Olimpiyat oyunları yalnız tüm Atina'nın baştan aşağıya çeki düzen verilmesine; metro, tren, tramvay hatlarının döşenmesine, insanların yabancılara karşı daha "kibarca" davranmasına değil ancak çoğu zaman unutulan ya da gözlerden kaçan özürlülerin de hatırlanmasına yol açtı. 2004 Olimpiyatları'nı ağırlayan Atina'nın sokak ve caddelerinde görme ve yürüme özürlülerin kolaylıkla ilerleyebilmeleri için, bugüne kadar yapılmayanlar yapıldı. Trafik ışıklarına "ses" getirildi; yol kavşaklarına, halk otobüslerine ve plajlarda tekerlekli sandalyelerin inip çıkabileceği asansörler, rampalar konuldu.
Görme özürlülerin daha rahat yürüyebilmesi için sokak ve caddelerde beyaz bastonların izleyebileceği oluklar yapıldı. Ancak bir de müze açıldı. Yunan Kültür Bakanlığı, özürlülerin için yapılmakta olan Olimpiyatlar'ın arifesinde Atina'nın Kallithea semtinde özürlüler için özel bir müze kurdu. Bu müze 80 adet tarihi eserin kopyasından ve yüzlerce kabartma fotoğraf ve haritadan oluşuyor.

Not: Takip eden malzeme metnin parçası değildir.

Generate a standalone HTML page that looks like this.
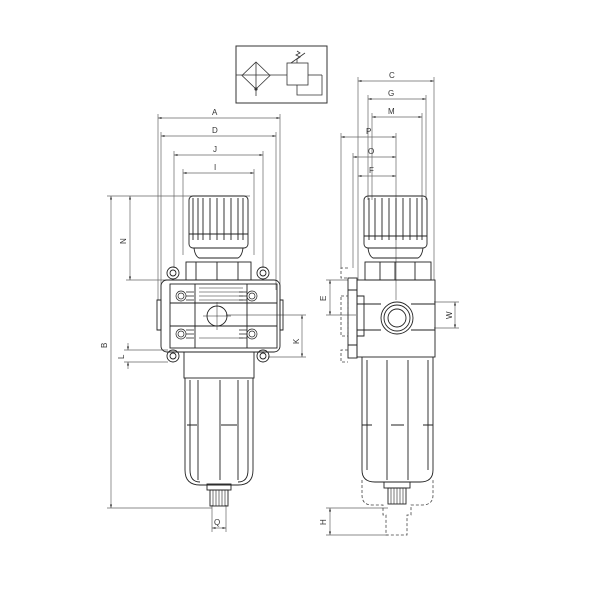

Görme özürlüleri, çok duydukları ancak göremedikleri Akropol Tapınağı, antik Olimpiyat Stadyumu maketlerini, olimpiyat maskotlarını, kabartma yol haritalarını Venüs, Poesidon, Zeus, Kassandra, Hermes gibi antik tanrıların silüet ve bedenlerini yoklama, tutma ve dokunma fırsatını buluyorlar.

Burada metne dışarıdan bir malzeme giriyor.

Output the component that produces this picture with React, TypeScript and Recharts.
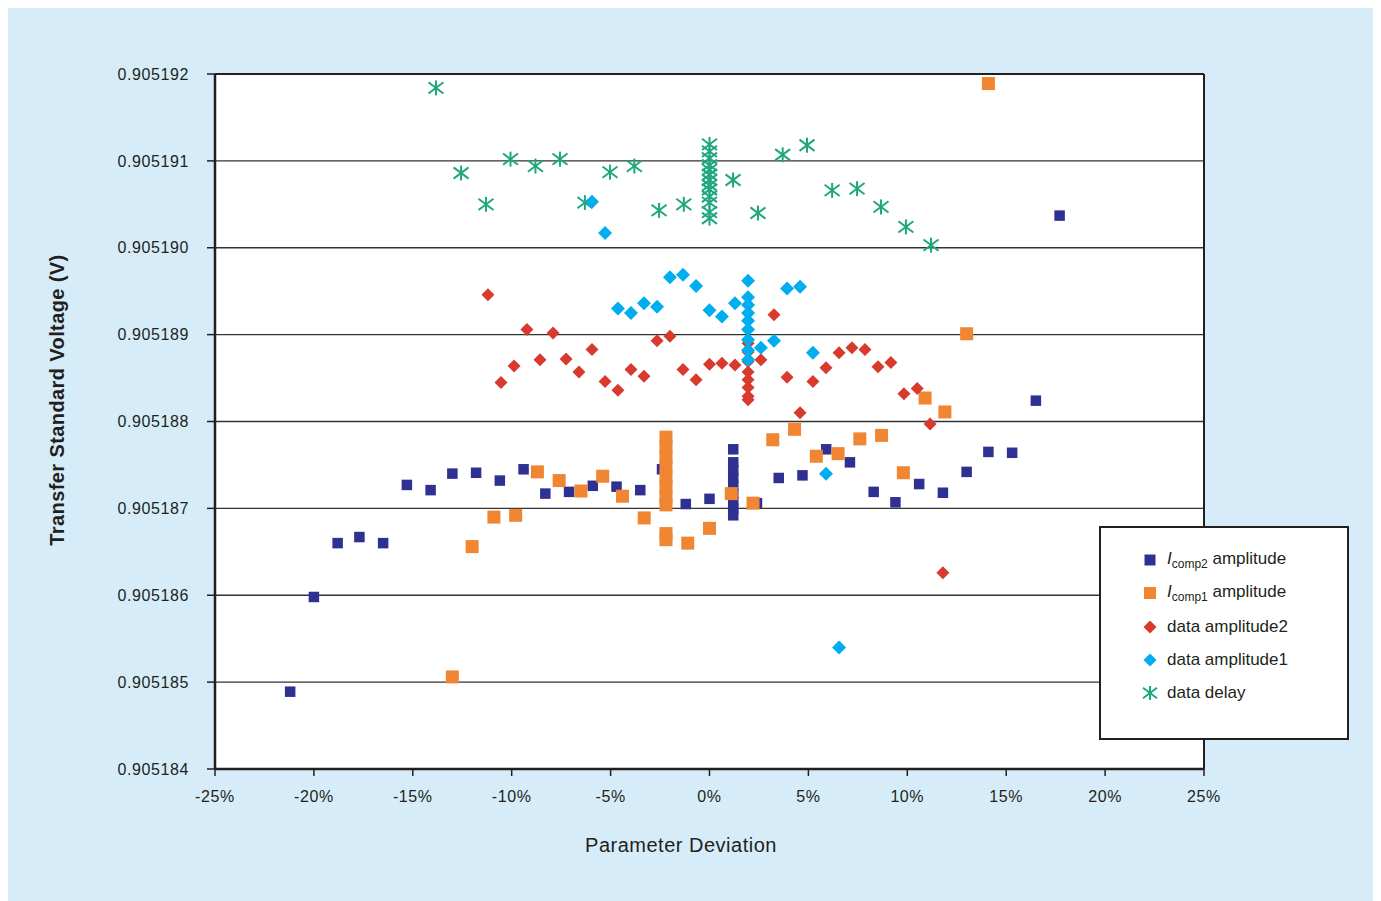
import { ScatterChart, Scatter, XAxis, YAxis, CartesianGrid, ReferenceLine, Legend, Label } from 'recharts';

// x = parameter deviation (%), y = transfer standard voltage (V)
const xTicks = [-25, -20, -15, -10, -5, 0, 5, 10, 15, 20, 25];
const yTicks = [0.905184, 0.905185, 0.905186, 0.905187, 0.905188, 0.905189, 0.90519, 0.905191, 0.905192];

const icomp2Amplitude: [number, number][] = [
  [-21.2, 0.90518489], [-20.0, 0.90518598], [-18.8, 0.9051866], [-17.7, 0.90518667],
  [-16.5, 0.9051866], [-15.3, 0.90518727], [-14.1, 0.90518721], [-13.0, 0.9051874],
  [-11.8, 0.90518741], [-10.6, 0.90518732], [-9.4, 0.90518745], [-8.3, 0.90518717],
  [-7.1, 0.90518719], [-5.9, 0.90518726], [-4.7, 0.90518725], [-3.5, 0.90518721],
  [-2.4, 0.90518745], [-1.2, 0.90518705], [0.0, 0.90518711],
  [1.2, 0.90518768], [1.2, 0.90518753], [1.2, 0.90518744], [1.2, 0.90518735], [1.2, 0.90518726],
  [1.2, 0.90518717], [1.2, 0.90518707], [1.2, 0.905187], [1.2, 0.90518692],
  [2.4, 0.90518706], [3.5, 0.90518735], [4.7, 0.90518738], [5.9, 0.90518768],
  [7.1, 0.90518753], [8.3, 0.90518719], [9.4, 0.90518707], [10.6, 0.90518728],
  [11.8, 0.90518718], [13.0, 0.90518742], [14.1, 0.90518765], [15.3, 0.90518764],
  [16.5, 0.90518824], [17.7, 0.90519037],
];

const icomp1Amplitude: [number, number][] = [
  [-13.0, 0.90518506], [-12.0, 0.90518656], [-10.9, 0.9051869], [-9.8, 0.90518692],
  [-8.7, 0.90518742], [-7.6, 0.90518732], [-6.5, 0.9051872], [-5.4, 0.90518737],
  [-4.4, 0.90518714], [-3.3, 0.90518689],
  [-2.2, 0.90518782], [-2.2, 0.90518771], [-2.2, 0.90518759], [-2.2, 0.90518748], [-2.2, 0.90518736],
  [-2.2, 0.90518725], [-2.2, 0.90518713], [-2.2, 0.90518704], [-2.2, 0.90518671], [-2.2, 0.90518664],
  [-1.1, 0.9051866], [0.0, 0.90518677], [1.1, 0.90518717], [2.2, 0.90518706],
  [3.2, 0.90518779], [4.3, 0.90518791], [5.4, 0.9051876], [6.5, 0.90518763],
  [7.6, 0.9051878], [8.7, 0.90518784], [9.8, 0.90518741], [10.9, 0.90518827],
  [11.9, 0.90518811], [13.0, 0.90518901], [14.1, 0.90519189],
];

const dataAmplitude2: [number, number][] = [
  [-11.2, 0.90518946], [-10.54, 0.90518845], [-9.88, 0.90518864], [-9.23, 0.90518906],
  [-8.57, 0.90518871], [-7.91, 0.90518902], [-7.25, 0.90518872], [-6.6, 0.90518857],
  [-5.94, 0.90518883], [-5.28, 0.90518846], [-4.63, 0.90518836], [-3.97, 0.9051886],
  [-3.31, 0.90518852], [-2.65, 0.90518893], [-2.0, 0.90518898], [-1.34, 0.9051886],
  [-0.68, 0.90518848], [0.0, 0.90518866], [0.63, 0.90518867], [1.29, 0.90518865],
  [1.95, 0.9051889], [1.95, 0.9051888], [1.95, 0.90518869], [1.95, 0.90518857],
  [1.95, 0.90518848], [1.95, 0.90518839], [1.95, 0.90518829], [1.95, 0.90518825],
  [2.6, 0.90518871], [3.26, 0.90518923], [3.92, 0.90518851], [4.58, 0.9051881],
  [5.23, 0.90518846], [5.89, 0.90518862], [6.55, 0.90518879], [7.2, 0.90518885],
  [7.86, 0.90518883], [8.52, 0.90518863], [9.17, 0.90518868], [9.83, 0.90518832],
  [10.5, 0.90518838], [11.15, 0.90518797], [11.8, 0.90518626],
];

const dataAmplitude1: [number, number][] = [
  [-5.94, 0.90519053], [-5.28, 0.90519017], [-4.63, 0.9051893], [-3.97, 0.90518925],
  [-3.31, 0.90518936], [-2.65, 0.90518932], [-2.0, 0.90518966], [-1.34, 0.90518969],
  [-0.68, 0.90518956], [0.0, 0.90518928], [0.63, 0.90518921], [1.29, 0.90518936],
  [1.95, 0.90518962], [1.95, 0.90518943], [1.95, 0.90518934], [1.95, 0.90518925],
  [1.95, 0.90518916], [1.95, 0.90518906], [1.95, 0.90518894], [1.95, 0.90518882], [1.95, 0.90518871],
  [2.6, 0.90518885], [3.26, 0.90518893], [3.92, 0.90518953], [4.58, 0.90518955],
  [5.23, 0.90518879], [5.89, 0.9051874], [6.55, 0.9051854],
];

const dataDelay: [number, number][] = [
  [-13.83, 0.90519184], [-12.56, 0.90519086], [-11.3, 0.9051905], [-10.06, 0.90519102],
  [-8.8, 0.90519094], [-7.56, 0.90519102], [-6.3, 0.90519052], [-5.03, 0.90519087],
  [-3.8, 0.90519094], [-2.55, 0.90519043], [-1.3, 0.9051905],
  [0, 0.90519119], [0, 0.90519111], [0, 0.90519103], [0, 0.90519095], [0, 0.9051909],
  [0, 0.90519084], [0, 0.90519078], [0, 0.90519072], [0, 0.90519067], [0, 0.90519059],
  [0, 0.90519052], [0, 0.90519041], [0, 0.90519034],
  [1.19, 0.90519078], [2.45, 0.9051904], [3.7, 0.90519107], [4.93, 0.90519118],
  [6.2, 0.90519066], [7.46, 0.90519068], [8.67, 0.90519047], [9.93, 0.90519024], [11.2, 0.90519003],
];

const toPoints = (pts: [number, number][]) => pts.map(([x, y]) => ({ x, y }));

const INK = '#231F20';
const BLUE = '#2E3192';
const ORANGE = '#F08532';
const RED = '#D83A2E';
const CYAN = '#00AEEF';
const GREEN = '#1FA77E';

const square = (size: number, color: string) => (props: any) => {
  const { cx, cy } = props;
  if (cx == null || cy == null) return <g />;
  return <rect x={cx - size / 2} y={cy - size / 2} width={size} height={size} fill={color} />;
};

const diamond = (size: number, color: string) => (props: any) => {
  const { cx, cy } = props;
  if (cx == null || cy == null) return <g />;
  const h = size / 2;
  return <polygon points={`${cx},${cy - h} ${cx + h},${cy} ${cx},${cy + h} ${cx - h},${cy}`} fill={color} />;
};

// excel's "X with a vertical bar" marker
const asterisk = (size: number, color: string) => (props: any) => {
  const { cx, cy } = props;
  if (cx == null || cy == null) return <g />;
  const h = size / 2;
  return (
    <g stroke={color} strokeWidth={2} fill="none">
      <line x1={cx} y1={cy - h} x2={cx} y2={cy + h} />
      <line x1={cx - h} y1={cy - h * 0.75} x2={cx + h} y2={cy + h * 0.75} />
      <line x1={cx - h} y1={cy + h * 0.75} x2={cx + h} y2={cy - h * 0.75} />
    </g>
  );
};

const legendItems = [
  { key: 'icomp2', sub: 'comp2', text: ' amplitude', marker: square(11, BLUE) },
  { key: 'icomp1', sub: 'comp1', text: ' amplitude', marker: square(12, ORANGE) },
  { key: 'amp2', sub: '', text: 'data amplitude2', marker: diamond(13, RED) },
  { key: 'amp1', sub: '', text: 'data amplitude1', marker: diamond(13, CYAN) },
  { key: 'delay', sub: '', text: 'data delay', marker: asterisk(14, GREEN) },
];

const LegendBox = () => (
  <div
    style={{
      position: 'relative',
      width: 250,
      height: 214,
      boxSizing: 'border-box',
      background: '#fff',
      border: `2px solid ${INK}`,
      color: INK,
      fontSize: 17,
    }}
  >
    {legendItems.map((item, i) => (
      <div
        key={item.key}
        style={{ position: 'absolute', left: 0, top: 32 + i * 33.3 - 12, height: 24, display: 'flex', alignItems: 'center' }}
      >
        <svg width={20} height={20} style={{ position: 'absolute', left: 39 }}>
          {item.marker({ cx: 10, cy: 10 })}
        </svg>
        <span style={{ position: 'absolute', left: 66, whiteSpace: 'nowrap' }}>
          {item.sub ? (
            <>
              <i>I</i>
              <sub style={{ fontSize: 12 }}>{item.sub}</sub>
              {item.text}
            </>
          ) : (
            item.text
          )}
        </span>
      </div>
    ))}
  </div>
);

export default function App() {
  return (
    <div
      style={{
        width: 1366,
        height: 893,
        background: '#D6EDF9',
        fontFamily: "'Liberation Sans', Arial, Helvetica, sans-serif",
      }}
    >
      <ScatterChart width={1366} height={893} margin={{ top: 66, right: 170, bottom: 32, left: 0 }}>
        <CartesianGrid vertical={false} stroke="#333" strokeWidth={1.4} fill="#fff" fillOpacity={1} />
        <XAxis
          type="number"
          dataKey="x"
          domain={[-25, 25]}
          ticks={xTicks}
          interval={0}
          height={100}
          tickFormatter={(v: number) => `${v}%`}
          tickSize={7}
          tickMargin={15}
          axisLine={{ stroke: INK, strokeWidth: 2.5 }}
          tickLine={{ stroke: INK, strokeWidth: 1.5 }}
          tick={{ fill: INK, fontSize: 16, letterSpacing: 0.6 }}
        >
          <Label
            content={() => (
              <text x={673} y={844} textAnchor="middle" fill={INK} fontSize={20} letterSpacing={0.5}>
                Parameter Deviation
              </text>
            )}
          />
        </XAxis>
        <YAxis
          type="number"
          dataKey="y"
          domain={[0.905184, 0.905192]}
          ticks={yTicks}
          interval={0}
          width={207}
          tickFormatter={(v: number) => v.toFixed(6)}
          tickSize={8}
          tickMargin={18}
          axisLine={{ stroke: INK, strokeWidth: 2.5 }}
          tickLine={{ stroke: INK, strokeWidth: 1.5 }}
          tick={{ fill: INK, fontSize: 16, letterSpacing: 0.6 }}
        >
          <Label
            content={() => (
              <text
                x={49}
                y={392}
                transform="rotate(-90 49 392)"
                textAnchor="middle"
                dominantBaseline="central"
                fill={INK}
                fontSize={20}
                fontWeight="bold"
                letterSpacing={0.4}
              >
                Transfer Standard Voltage (V)
              </text>
            )}
          />
        </YAxis>
        <ReferenceLine y={0.905192} stroke={INK} strokeWidth={2} />
        <ReferenceLine x={25} stroke={INK} strokeWidth={2} />
        <Scatter name="data delay" data={toPoints(dataDelay)} shape={asterisk(15, GREEN)} isAnimationActive={false} />
        <Scatter name="Icomp2 amplitude" data={toPoints(icomp2Amplitude)} shape={square(10.5, BLUE)} isAnimationActive={false} />
        <Scatter name="Icomp1 amplitude" data={toPoints(icomp1Amplitude)} shape={square(13, ORANGE)} isAnimationActive={false} />
        <Scatter name="data amplitude2" data={toPoints(dataAmplitude2)} shape={diamond(13, RED)} isAnimationActive={false} />
        <Scatter name="data amplitude1" data={toPoints(dataAmplitude1)} shape={diamond(14, CYAN)} isAnimationActive={false} />
        <Legend
          layout="vertical"
          align="center"
          verticalAlign="middle"
          wrapperStyle={{ left: 1091, top: 518, width: 250, height: 214 }}
          content={() => <LegendBox />}
        />
      </ScatterChart>
    </div>
  );
}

En önemlisi ise müzeyi ziyaret eden yerliyabancı özürlü atletler, kendi yarıştıkları spor dallarının kabartma fotoğraflarını yoklamakla neler yaptıklarını anlayabiliyorlar. Müzenin müdürü Dimitra Asideri, özürlüler için tüm dünyada Atina'dakiyle birlikte 5 müze olduğunu söyledi. Diğerleri Almanya, Fransa, Belçika ve İngiltere'de. Bayan Asideri, müzeye gelen ziyaretçilerin ne denli mutlu olduklarını görünce, tüm dünya müzelerinde, özürlüler için benzeri özel bölümler yapılması gerektiğinden söz ediyor. Müzelerde alışılagelmiş "Lütfen dokunmayın" tabelalarının yerine "Lütfen dokunun" tabelalarının yer alması ise özürlü olmayan insanların özürlü olan insanlarımız için yapabilecekleri ucuz, son derece önemli ve bir yükümlülük olarak algılanması gerekiyor.